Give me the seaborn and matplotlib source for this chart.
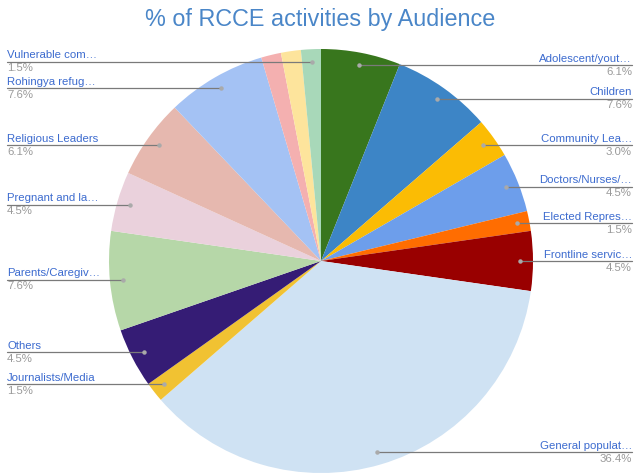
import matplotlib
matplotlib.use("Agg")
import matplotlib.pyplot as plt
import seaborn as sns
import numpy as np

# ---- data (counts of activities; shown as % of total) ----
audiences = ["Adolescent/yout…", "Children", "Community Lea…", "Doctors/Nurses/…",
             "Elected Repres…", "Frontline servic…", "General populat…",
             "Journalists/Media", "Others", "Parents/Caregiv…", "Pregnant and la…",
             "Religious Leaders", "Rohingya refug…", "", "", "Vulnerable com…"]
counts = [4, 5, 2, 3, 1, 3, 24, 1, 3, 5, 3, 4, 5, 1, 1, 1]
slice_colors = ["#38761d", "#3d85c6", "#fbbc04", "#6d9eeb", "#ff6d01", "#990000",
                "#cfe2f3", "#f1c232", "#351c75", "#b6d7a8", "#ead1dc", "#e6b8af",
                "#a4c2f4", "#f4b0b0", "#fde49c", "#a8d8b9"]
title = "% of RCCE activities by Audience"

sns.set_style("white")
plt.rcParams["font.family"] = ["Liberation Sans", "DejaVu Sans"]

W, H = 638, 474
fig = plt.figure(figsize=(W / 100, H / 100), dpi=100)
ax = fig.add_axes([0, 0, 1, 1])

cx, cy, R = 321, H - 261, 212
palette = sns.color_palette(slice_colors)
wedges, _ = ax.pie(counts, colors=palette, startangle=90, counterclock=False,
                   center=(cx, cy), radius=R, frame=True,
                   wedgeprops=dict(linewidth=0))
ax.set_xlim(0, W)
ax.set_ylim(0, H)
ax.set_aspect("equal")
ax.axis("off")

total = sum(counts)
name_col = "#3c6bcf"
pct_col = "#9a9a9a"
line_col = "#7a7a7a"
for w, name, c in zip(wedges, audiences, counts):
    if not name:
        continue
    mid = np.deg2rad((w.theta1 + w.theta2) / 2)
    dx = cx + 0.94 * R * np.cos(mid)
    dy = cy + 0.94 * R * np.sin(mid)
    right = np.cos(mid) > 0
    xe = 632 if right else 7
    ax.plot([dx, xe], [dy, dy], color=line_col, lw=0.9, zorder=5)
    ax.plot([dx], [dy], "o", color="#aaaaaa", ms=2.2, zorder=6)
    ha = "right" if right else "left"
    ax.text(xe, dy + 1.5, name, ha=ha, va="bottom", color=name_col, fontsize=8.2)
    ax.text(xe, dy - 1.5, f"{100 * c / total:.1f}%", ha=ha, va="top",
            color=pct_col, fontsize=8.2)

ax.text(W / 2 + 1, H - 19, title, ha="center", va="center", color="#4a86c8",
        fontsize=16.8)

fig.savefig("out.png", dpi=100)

(Problem description)
Without the pictures, copy the material exactly as given.

(Reply to the task)
Give me the seaborn and matplotlib source for this chart.
import matplotlib
matplotlib.use("Agg")
import matplotlib.pyplot as plt
import seaborn as sns
import numpy as np

# ---- data (counts of activities; shown as % of total) ----
audiences = ["Adolescent/yout…", "Children", "Community Lea…", "Doctors/Nurses/…",
             "Elected Repres…", "Frontline servic…", "General populat…",
             "Journalists/Media", "Others", "Parents/Caregiv…", "Pregnant and la…",
             "Religious Leaders", "Rohingya refug…", "", "", "Vulnerable com…"]
counts = [4, 5, 2, 3, 1, 3, 24, 1, 3, 5, 3, 4, 5, 1, 1, 1]
slice_colors = ["#38761d", "#3d85c6", "#fbbc04", "#6d9eeb", "#ff6d01", "#990000",
                "#cfe2f3", "#f1c232", "#351c75", "#b6d7a8", "#ead1dc", "#e6b8af",
                "#a4c2f4", "#f4b0b0", "#fde49c", "#a8d8b9"]
title = "% of RCCE activities by Audience"

sns.set_style("white")
plt.rcParams["font.family"] = ["Liberation Sans", "DejaVu Sans"]

W, H = 638, 474
fig = plt.figure(figsize=(W / 100, H / 100), dpi=100)
ax = fig.add_axes([0, 0, 1, 1])

cx, cy, R = 321, H - 261, 212
palette = sns.color_palette(slice_colors)
wedges, _ = ax.pie(counts, colors=palette, startangle=90, counterclock=False,
                   center=(cx, cy), radius=R, frame=True,
                   wedgeprops=dict(linewidth=0))
ax.set_xlim(0, W)
ax.set_ylim(0, H)
ax.set_aspect("equal")
ax.axis("off")

total = sum(counts)
name_col = "#3c6bcf"
pct_col = "#9a9a9a"
line_col = "#7a7a7a"
for w, name, c in zip(wedges, audiences, counts):
    if not name:
        continue
    mid = np.deg2rad((w.theta1 + w.theta2) / 2)
    dx = cx + 0.94 * R * np.cos(mid)
    dy = cy + 0.94 * R * np.sin(mid)
    right = np.cos(mid) > 0
    xe = 632 if right else 7
    ax.plot([dx, xe], [dy, dy], color=line_col, lw=0.9, zorder=5)
    ax.plot([dx], [dy], "o", color="#aaaaaa", ms=2.2, zorder=6)
    ha = "right" if right else "left"
    ax.text(xe, dy + 1.5, name, ha=ha, va="bottom", color=name_col, fontsize=8.2)
    ax.text(xe, dy - 1.5, f"{100 * c / total:.1f}%", ha=ha, va="top",
            color=pct_col, fontsize=8.2)

ax.text(W / 2 + 1, H - 19, title, ha="center", va="center", color="#4a86c8",
        fontsize=16.8)

fig.savefig("out.png", dpi=100)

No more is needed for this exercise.